Effective Tertiary Teaching
I am reasonably new as a teacher. I have formally been following the teaching path for the past six years. But the other day when I decided to update the teaching page of this blog I had a strange surprise… Counting everything, I actually started 11 years ago. My first experience with teaching was when I was still an undergraduate student and decided to be a tutor to the first year students. I confess at that stage I was more interested in the financial support than on the teaching itself. But now that I’ve been on this track for a reasonable time, I am sold on the idea of staying in academia. Things are also easier now of course, now I know better how to teach because we learn to teach by teaching, right? Well, sort of.
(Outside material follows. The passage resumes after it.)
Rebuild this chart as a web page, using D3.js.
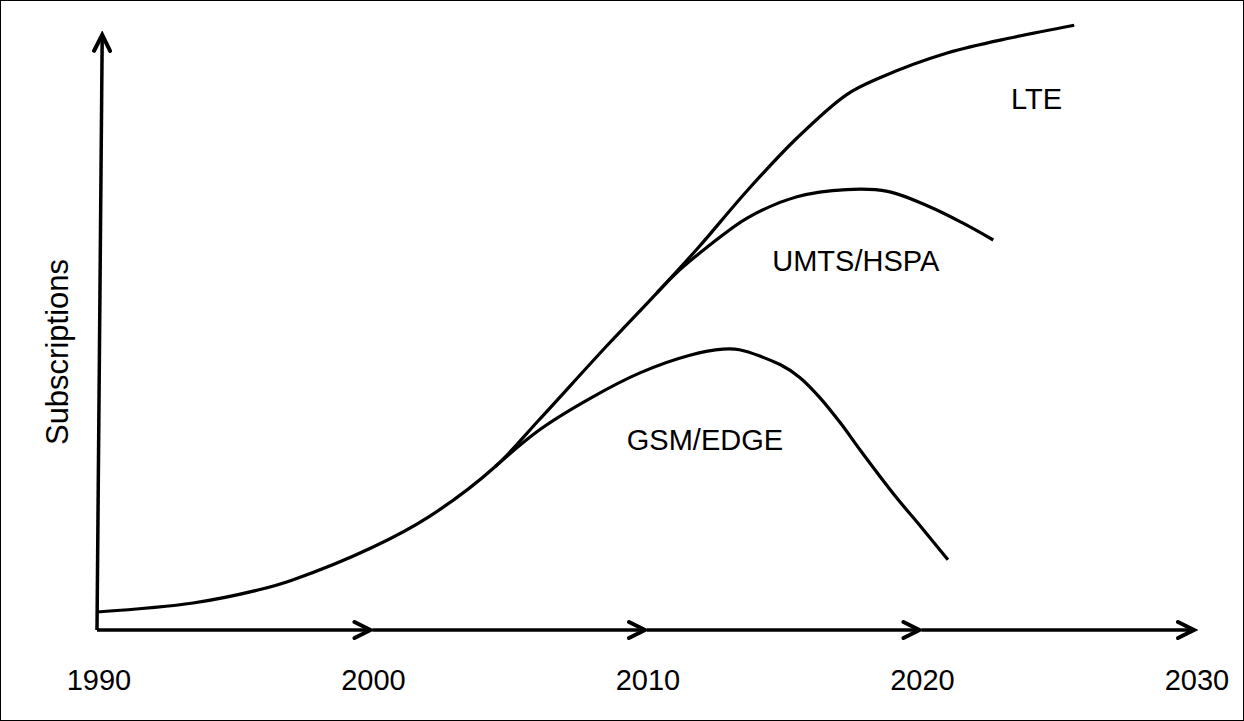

For the past two months I have been attending the Effective Tertiary Teaching workshops for professional development at Lincoln University. These workshops are the steps towards a certification for tertiary teaching. Perfect timing now that I am approaching the end of my PhD studies. The certification is constituted of a total of eight workshops:
- Effective lesson planning
- Course design
- Catering for diversity and learning styles
- Teaching small groups cooperatively
- Assessment matters
- Producing a teaching portfolio
- Becoming a reflective practitioner
- Using ICT effectively in your teaching
The workshops took one hour each and generated interesting discussions. But the most striking part of the certification has just happened to me now that we finished the classes. The final assignment required us to produce a teaching portfolio, including a teaching philosophy and reflections about the eight modules. I couldn’t help but thinking of Dr John Boereboom, the teacher, saying that producing a teaching portfolio is addictive. I didn’t believe when he said that, but now I agree. I could not stop writing about these past six years and it even made me feel guilty today as I have a thesis waiting to be completed soon and a presentation waiting to be prepared for the next week. I wish I had more time to develop this portfolio.
The process of thinking about what type of teacher I want to be, what is my philosophy, and who were the lecturers that inspired me throughout my many years as a student was almost like living all that again. This workshop served its purposes, it made me reflect and organize my thoughts around teaching practice, but most importantly it highlighted that reflection is essential and not a ‘waste of time’ as sometimes it feels. No teacher evolves without refection. No ‘excuses’ of lack of time should undermine the intentional improving.
I have seen many potential teachers saying they don’t like the idea of teaching, mostly because they are scared of it. I believe sometimes what makes teaching challenging and even unpleasant is the feeling that the classes are not working as we expected. This is where reflection and this process of identifying the weaknesses and facing the challenges can bring our ideal teaching much closer. It consequently makes teaching more pleasant.
I know I am lucky that Lincoln University offers great support in so many ways. In fact I heard this yesterday from a Brazilian friend who got to know the University’s structure. In our home country we rarely see anything like that, especially in the public universities. These guys from the Library, Teaching and Learning at LU are great, and if you have anything like that at your university, make sure to make the most of it. Thanks guys for helping me improve so much in so many ways these last three years. Lucky girl I am!